Who should intervene in backward states, what the intervention shall mean, how the protectorate shall be conducted—this is the bone and sinew of modern diplomacy. The weak spots of the world are the arenas of friction. This friction is increased and made popular by frontier disputes over Alsace-Lorraine or Italia Irredenta, but in my judgment the boundary lines of Europe are not the grand causes of diplomatic struggle. Signor Ferrero confessed recently that the present generation of Italians had all but forgotten Italia Irredenta, and the Revanche has been a decadent French dream until the Entente and the Dual Alliance began to clash in Morocco, in Turkey, in China. Alsace-Lorraine has no doubt kept alive suspicion of Germany, and predisposed French opinion to inflicting diplomatic defeats in Morocco. But the arena where the European Powers really measure their strength against each other is in the Balkans, in Africa, and in Asia....
War is for sake of prestige in undeveloped countries.
This war is fought not for specific possessions, but for that diplomatic prestige and leadership which are required to solve all the different problems. It is like a great election to decide who shall have the supreme power in the Concert of Europe. Austria began the contest to secure her position as a great Power in the Balkans; Russia entered it to thwart this ambition; France was engaged because German diplomatic supremacy would reduce France to a “second-class power,” which means a power that holds world power on sufferance; England could not afford to see France “crushed” or Belgium annexed because British imperialism cannot alone cope with the vigor of Germany; Germany felt herself “encircled,” which meant that wherever she went—to Morocco, Asia Minor, or China—there a coalition was ready to thwart her. The ultimate question involved was this: whenever in the future diplomats meet to settle a problem in the backward countries, which European nation shall be listened to most earnestly? What shall be the relative prestige of Germans and Englishmen and Frenchmen and Russians; what sense of their power, what historical halo, what threat of force, what stimulus to admiration shall they possess? To lose this war will be like being a Republican politician in the solid South when the Democrats are in power at Washington. It will mean political, social, and economic inferiority.

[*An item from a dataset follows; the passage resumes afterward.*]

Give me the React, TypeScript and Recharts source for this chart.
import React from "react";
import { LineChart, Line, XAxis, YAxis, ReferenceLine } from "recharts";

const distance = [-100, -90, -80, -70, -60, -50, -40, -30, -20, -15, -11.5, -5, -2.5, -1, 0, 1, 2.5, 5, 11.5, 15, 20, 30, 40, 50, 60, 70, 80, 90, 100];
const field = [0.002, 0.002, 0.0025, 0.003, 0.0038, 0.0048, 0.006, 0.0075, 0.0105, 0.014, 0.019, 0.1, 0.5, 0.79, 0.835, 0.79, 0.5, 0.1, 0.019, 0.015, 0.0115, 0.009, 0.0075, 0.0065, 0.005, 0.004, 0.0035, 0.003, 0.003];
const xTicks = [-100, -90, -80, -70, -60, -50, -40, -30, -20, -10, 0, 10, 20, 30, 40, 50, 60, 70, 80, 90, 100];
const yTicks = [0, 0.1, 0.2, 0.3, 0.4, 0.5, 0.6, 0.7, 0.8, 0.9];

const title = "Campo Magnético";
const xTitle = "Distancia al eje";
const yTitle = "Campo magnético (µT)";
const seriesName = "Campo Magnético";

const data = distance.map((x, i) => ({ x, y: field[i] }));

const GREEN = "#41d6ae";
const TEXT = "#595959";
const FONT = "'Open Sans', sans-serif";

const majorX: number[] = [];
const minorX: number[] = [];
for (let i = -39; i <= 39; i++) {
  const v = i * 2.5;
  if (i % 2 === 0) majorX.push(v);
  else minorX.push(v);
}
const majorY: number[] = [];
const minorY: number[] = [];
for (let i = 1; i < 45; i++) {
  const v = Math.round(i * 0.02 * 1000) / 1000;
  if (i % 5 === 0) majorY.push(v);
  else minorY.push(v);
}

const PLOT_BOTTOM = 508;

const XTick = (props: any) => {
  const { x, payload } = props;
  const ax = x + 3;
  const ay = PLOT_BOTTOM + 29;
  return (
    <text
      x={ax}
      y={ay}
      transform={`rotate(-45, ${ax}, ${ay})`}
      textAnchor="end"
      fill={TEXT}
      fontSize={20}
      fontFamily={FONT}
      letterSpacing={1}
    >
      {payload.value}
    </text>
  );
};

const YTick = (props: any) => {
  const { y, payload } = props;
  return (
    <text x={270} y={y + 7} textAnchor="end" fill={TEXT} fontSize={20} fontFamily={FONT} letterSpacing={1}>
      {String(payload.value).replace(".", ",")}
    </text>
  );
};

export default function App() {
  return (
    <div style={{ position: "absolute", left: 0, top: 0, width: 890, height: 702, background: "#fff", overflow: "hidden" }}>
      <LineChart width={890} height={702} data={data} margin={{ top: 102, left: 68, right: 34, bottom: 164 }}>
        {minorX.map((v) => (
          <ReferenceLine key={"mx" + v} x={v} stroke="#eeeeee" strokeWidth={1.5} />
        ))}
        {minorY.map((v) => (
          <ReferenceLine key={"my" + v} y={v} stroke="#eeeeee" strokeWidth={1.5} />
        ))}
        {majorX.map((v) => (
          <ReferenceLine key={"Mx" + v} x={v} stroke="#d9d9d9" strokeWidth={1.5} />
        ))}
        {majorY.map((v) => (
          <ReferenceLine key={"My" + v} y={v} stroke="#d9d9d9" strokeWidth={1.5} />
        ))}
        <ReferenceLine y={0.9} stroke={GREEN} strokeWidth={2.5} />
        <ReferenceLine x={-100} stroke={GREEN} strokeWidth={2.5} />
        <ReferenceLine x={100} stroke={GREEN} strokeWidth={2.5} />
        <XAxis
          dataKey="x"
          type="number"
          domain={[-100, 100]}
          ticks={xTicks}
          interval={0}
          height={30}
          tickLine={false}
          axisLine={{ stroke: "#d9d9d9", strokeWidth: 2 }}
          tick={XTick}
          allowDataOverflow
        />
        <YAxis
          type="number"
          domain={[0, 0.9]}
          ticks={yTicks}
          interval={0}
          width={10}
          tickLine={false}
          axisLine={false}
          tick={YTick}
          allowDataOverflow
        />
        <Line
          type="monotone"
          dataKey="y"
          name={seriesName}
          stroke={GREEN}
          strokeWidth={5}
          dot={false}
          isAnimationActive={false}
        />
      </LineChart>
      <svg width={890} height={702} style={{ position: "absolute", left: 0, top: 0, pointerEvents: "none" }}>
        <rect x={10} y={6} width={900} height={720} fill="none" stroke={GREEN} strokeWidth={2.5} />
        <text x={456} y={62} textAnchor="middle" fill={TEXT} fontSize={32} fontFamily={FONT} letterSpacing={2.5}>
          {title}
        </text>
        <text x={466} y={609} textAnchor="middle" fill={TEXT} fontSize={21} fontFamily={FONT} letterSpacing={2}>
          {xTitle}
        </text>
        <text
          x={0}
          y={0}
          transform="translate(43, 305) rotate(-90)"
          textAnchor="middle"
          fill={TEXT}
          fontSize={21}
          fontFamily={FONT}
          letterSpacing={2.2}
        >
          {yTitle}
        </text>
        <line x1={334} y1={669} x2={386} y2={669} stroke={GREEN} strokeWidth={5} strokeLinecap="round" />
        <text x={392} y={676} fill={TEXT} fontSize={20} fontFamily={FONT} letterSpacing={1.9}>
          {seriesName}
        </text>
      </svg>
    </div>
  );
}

World problem is due to competition for unorganized territory.
Americans have every reason to understand the dangers of unorganized territory, to realize clearly why it is a “problem.” Our Civil War was preceded by thirty or forty years of diplomatic struggle for a balance of power in the West. Should the West be slave or free, that is, should it be the scene of homesteads and free labor, or of plantations and slaves? Should it be formed into States which sent senators and representatives to support the South or the North? We were virtually two nations, each trying to upset the balance of power in its own favor. And when the South saw that it was beaten, that is to say “encircled,” when its place in the Western sun was denied, the South seceded and fought. Until the problem or organizing the West had been settled, peace and federal union were impossible.

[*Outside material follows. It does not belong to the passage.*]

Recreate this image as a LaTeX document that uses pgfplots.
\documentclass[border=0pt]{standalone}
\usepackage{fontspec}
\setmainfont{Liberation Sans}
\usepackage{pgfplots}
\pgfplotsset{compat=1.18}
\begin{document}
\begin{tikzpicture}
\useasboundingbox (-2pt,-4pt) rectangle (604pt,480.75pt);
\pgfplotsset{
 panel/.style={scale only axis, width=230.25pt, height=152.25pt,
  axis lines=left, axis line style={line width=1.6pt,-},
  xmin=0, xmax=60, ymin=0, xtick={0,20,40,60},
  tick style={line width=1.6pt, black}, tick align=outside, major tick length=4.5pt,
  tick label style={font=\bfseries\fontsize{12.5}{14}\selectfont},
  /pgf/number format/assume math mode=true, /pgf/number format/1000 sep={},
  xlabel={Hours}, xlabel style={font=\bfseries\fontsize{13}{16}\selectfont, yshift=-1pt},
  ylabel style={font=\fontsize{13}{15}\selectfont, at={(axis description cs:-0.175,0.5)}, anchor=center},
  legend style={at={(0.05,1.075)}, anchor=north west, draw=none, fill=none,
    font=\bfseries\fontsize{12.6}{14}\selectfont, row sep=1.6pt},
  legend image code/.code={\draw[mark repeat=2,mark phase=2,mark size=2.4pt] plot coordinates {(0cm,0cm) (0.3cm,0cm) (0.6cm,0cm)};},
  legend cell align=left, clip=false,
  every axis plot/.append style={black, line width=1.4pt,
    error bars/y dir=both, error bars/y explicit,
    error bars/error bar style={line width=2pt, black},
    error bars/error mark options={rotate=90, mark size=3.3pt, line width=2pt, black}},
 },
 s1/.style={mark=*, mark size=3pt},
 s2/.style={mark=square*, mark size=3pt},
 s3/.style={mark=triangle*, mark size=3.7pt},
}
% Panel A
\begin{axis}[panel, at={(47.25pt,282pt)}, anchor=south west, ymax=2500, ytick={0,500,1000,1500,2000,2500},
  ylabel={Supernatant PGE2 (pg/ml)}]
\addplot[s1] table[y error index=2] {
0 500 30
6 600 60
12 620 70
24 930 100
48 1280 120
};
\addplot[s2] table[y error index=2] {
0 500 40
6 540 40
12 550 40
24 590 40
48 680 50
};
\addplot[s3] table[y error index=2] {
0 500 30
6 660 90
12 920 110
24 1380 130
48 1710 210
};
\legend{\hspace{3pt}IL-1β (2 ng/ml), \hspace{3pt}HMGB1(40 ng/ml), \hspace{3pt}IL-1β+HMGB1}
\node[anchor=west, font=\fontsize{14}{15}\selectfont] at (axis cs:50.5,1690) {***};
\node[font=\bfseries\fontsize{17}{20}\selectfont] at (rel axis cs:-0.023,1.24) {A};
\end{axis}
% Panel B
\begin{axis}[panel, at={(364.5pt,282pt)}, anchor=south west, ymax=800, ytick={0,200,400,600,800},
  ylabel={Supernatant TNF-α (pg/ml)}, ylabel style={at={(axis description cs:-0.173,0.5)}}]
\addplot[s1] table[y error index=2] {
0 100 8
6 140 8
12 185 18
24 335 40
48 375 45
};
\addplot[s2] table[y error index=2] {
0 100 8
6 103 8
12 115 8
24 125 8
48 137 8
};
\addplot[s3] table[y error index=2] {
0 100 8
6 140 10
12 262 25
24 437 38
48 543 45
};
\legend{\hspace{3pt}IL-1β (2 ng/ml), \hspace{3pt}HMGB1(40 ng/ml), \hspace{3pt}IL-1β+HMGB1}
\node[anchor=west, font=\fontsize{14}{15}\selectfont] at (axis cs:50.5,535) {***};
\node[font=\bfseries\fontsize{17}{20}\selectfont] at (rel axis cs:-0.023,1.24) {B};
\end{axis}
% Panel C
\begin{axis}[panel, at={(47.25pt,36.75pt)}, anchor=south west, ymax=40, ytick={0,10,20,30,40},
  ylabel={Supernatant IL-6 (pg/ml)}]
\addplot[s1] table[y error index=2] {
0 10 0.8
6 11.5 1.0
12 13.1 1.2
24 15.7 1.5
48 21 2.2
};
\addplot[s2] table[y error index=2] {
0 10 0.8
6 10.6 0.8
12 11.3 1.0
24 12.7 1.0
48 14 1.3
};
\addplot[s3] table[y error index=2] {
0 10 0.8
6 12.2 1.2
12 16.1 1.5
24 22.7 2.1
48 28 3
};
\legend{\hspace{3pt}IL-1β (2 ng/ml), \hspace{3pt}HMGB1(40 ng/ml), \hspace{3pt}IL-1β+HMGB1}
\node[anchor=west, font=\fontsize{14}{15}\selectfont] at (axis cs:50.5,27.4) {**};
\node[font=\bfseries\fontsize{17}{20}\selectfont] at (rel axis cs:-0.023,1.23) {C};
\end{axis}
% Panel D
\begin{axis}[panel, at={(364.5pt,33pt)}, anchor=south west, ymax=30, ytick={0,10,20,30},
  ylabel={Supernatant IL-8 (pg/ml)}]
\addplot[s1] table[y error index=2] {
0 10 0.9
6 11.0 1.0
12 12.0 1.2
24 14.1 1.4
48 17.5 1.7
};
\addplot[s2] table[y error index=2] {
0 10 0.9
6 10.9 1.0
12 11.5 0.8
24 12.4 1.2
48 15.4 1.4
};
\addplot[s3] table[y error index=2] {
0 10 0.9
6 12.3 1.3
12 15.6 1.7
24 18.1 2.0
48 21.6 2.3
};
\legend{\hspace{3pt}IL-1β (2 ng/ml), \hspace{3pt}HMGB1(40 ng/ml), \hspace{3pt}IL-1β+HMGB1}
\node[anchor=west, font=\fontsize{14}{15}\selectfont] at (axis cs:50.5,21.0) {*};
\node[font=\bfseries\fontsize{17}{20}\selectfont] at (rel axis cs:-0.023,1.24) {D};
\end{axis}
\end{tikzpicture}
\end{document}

The world’s problem is the same problem tremendously magnified and complicated.
The point I have been making will, I fear, seem a paradox to many readers,—that the anarchy of the world is due to the backwardness of weak states; that the modern nations have lived in an armed peace and collapsed into hideous warfare because in Asia, Africa, the Balkans, Central and South America there are rich territories in which weakness invites exploitation, in which inefficiency and corruption invite imperial expansion, in which the prizes are so great that the competition for them is to the knife.

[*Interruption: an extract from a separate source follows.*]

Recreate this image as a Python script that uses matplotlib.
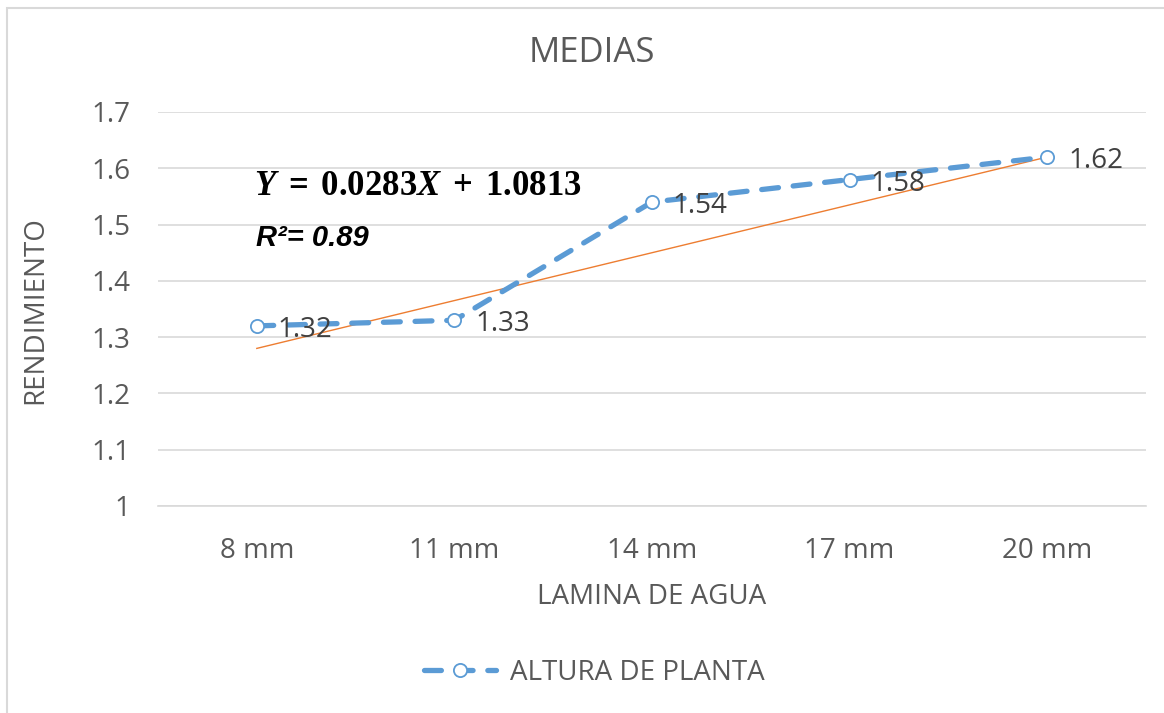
"""
Rendimiento medio por lámina de agua, con línea de tendencia lineal.
"""

import matplotlib

matplotlib.use("Agg")
import matplotlib.pyplot as plt
from matplotlib.patches import Rectangle

# ---------------------------------------------------------------------------
# Datos
# ---------------------------------------------------------------------------

categorias = ["8 mm", "11 mm", "14 mm", "17 mm", "20 mm"]
medias = [1.32, 1.33, 1.54, 1.58, 1.62]

# Extremos de la línea de tendencia (primera y última categoría)
tendencia = [1.28, 1.62]

y_ticks = [1, 1.1, 1.2, 1.3, 1.4, 1.5, 1.6, 1.7]

# ---------------------------------------------------------------------------
# Estilo
# ---------------------------------------------------------------------------

BLUE = "#5B9BD5"
ORANGE = "#ED7D31"
GRID = "#D9D9D9"
TXT = "#595959"
LBL = "#404040"
FS = 20

plt.rcParams.update(
    {
        "font.family": ["Open Sans", "DejaVu Sans"],
        "font.size": FS,
        "mathtext.fontset": "custom",
        "mathtext.rm": "Liberation Serif:bold",
        "mathtext.it": "Liberation Serif:bold:italic",
        "mathtext.bf": "Liberation Serif:bold",
    }
)

W, H = 1164, 713
fig = plt.figure(figsize=(W / 100, H / 100), dpi=100)
fig.patch.set_facecolor("white")

# Borde del área del gráfico
fig.patches.append(
    Rectangle(
        (7 / W, -0.05),
        1.1,
        1.05 - 8 / H,
        transform=fig.transFigure,
        fill=False,
        edgecolor=GRID,
        linewidth=1.5,
    )
)

ax = fig.add_axes([158 / W, 1 - 506 / H, (1146 - 158) / W, (506 - 112) / H])

x = list(range(1, len(categorias) + 1))

# Línea de tendencia
ax.plot([x[0], x[-1]], tendencia, color=ORANGE, linewidth=1.0, zorder=2)

# Serie principal
ax.plot(
    x,
    medias,
    color=BLUE,
    linewidth=3.8,
    linestyle=(0, (3.2, 2.8)),
    dash_capstyle="round",
    marker="o",
    markersize=9.5,
    markerfacecolor="white",
    markeredgecolor=BLUE,
    markeredgewidth=1.3,
    label="ALTURA DE PLANTA",
    zorder=3,
)

for xi, yi in zip(x, medias):
    ax.annotate(
        f"{yi:.2f}",
        (xi, yi),
        xytext=(15, -3),
        textcoords="offset points",
        ha="left",
        va="center",
        fontsize=FS,
        color=LBL,
        zorder=4,
    )

ax.set_xlim(0.5, len(categorias) + 0.5)
ax.set_ylim(1.0, 1.7)
ax.set_yticks(y_ticks)
ax.set_yticklabels([f"{t:g}" for t in y_ticks])
ax.set_xticks(x)
ax.set_xticklabels(categorias)

ax.grid(axis="y", color=GRID, linewidth=1.2)
ax.set_axisbelow(True)
for side in ("top", "right", "left"):
    ax.spines[side].set_visible(False)
ax.spines["bottom"].set_color(GRID)
ax.spines["bottom"].set_linewidth(1.2)
ax.tick_params(axis="both", length=0, colors=TXT, labelsize=FS)
ax.tick_params(axis="y", pad=20)
ax.tick_params(axis="x", pad=22)

# Títulos de ejes y del gráfico
fig.text(652 / W, 1 - 597 / H, "LAMINA DE AGUA", ha="center", va="center",
         fontsize=FS, color=TXT)
fig.text(35 / W, 1 - 310 / H, "RENDIMIENTO", ha="center", va="center",
         rotation=90, fontsize=FS, color=TXT)
fig.text(592 / W, 1 - 53 / H, "MEDIAS", ha="center", va="center",
         fontsize=25, color=TXT)

# Ecuación y coeficiente de determinación
fig.text(254 / W, 1 - 186 / H, r"$Y\;=\;0.0283X\;+\;1.0813$",
         ha="left", va="center", fontsize=25, color="black")
fig.text(256 / W, 1 - 238 / H, "R²= 0.89", ha="left", va="center",
         fontsize=21, color="black", family="Liberation Sans",
         fontweight="bold", style="italic")

ax.legend(
    loc="center",
    bbox_to_anchor=(594 / W, 1 - 673 / H),
    bbox_transform=fig.transFigure,
    frameon=False,
    fontsize=FS,
    labelcolor=TXT,
    handlelength=2.6,
    handletextpad=0.5,
)

fig.savefig("out.png", dpi=100)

This is the world problem upon which all schemes for arbitration, leagues of peace, reduction of armaments must prove themselves. The diplomats have in general recognized this. It was commonly said for a generation that Europe would be lucky if it escaped a general war over the breakup of Turkey in Europe. The Sick Man has infected the Continent. Our own “preparedness” campaign is based on the fear that the defenselessness of Latin America will invite European aggression, that the defenselessness of China will bring on a struggle in the Pacific. Few informed people imagine for a moment that any nation of the world contemplates seizing or holding our own territory. That would be an adventure so ridiculous that no statesman would think of it. If we get into trouble it will be over some place like Mexico, or Haiti, or the Philippines, or the Panama Canal, or Manchuria, or Hawaii....
Need of European legislatures to deal with problem.
Europe has also recognized that some kind of world government must be created. The phrase world government, of course, arouses immediate opposition; the idea of a European legislature would be pronounced utopian. Yet there have been a number of European legislatures. The Berlin Conference of 1885 was called to discuss “freedom of commerce in the basin and mouths of the Congo; application to the Congo and Niger of the principles adopted at the Congress of Vienna with a view to preserve freedom of navigation on certain international rivers ... and a definition of formalities to be observed so that new occupations on the African coasts shall be deemed effective.” The Powers represented made all sorts of reservations, but they managed to pass a “General Act of the West African Conference.” The Congo Free State was recognized. As Mr. Harris says: “Bismarck saw in this a means of preventing armed conflict over the Congo Basin, of restricting the Portuguese advance, and of preserving the region to free trade.” What was it that Bismarck saw? He saw that the great wealth of the Congo and its political weakness might make trouble in Europe unless the Congo was organized into the legal structure of the world.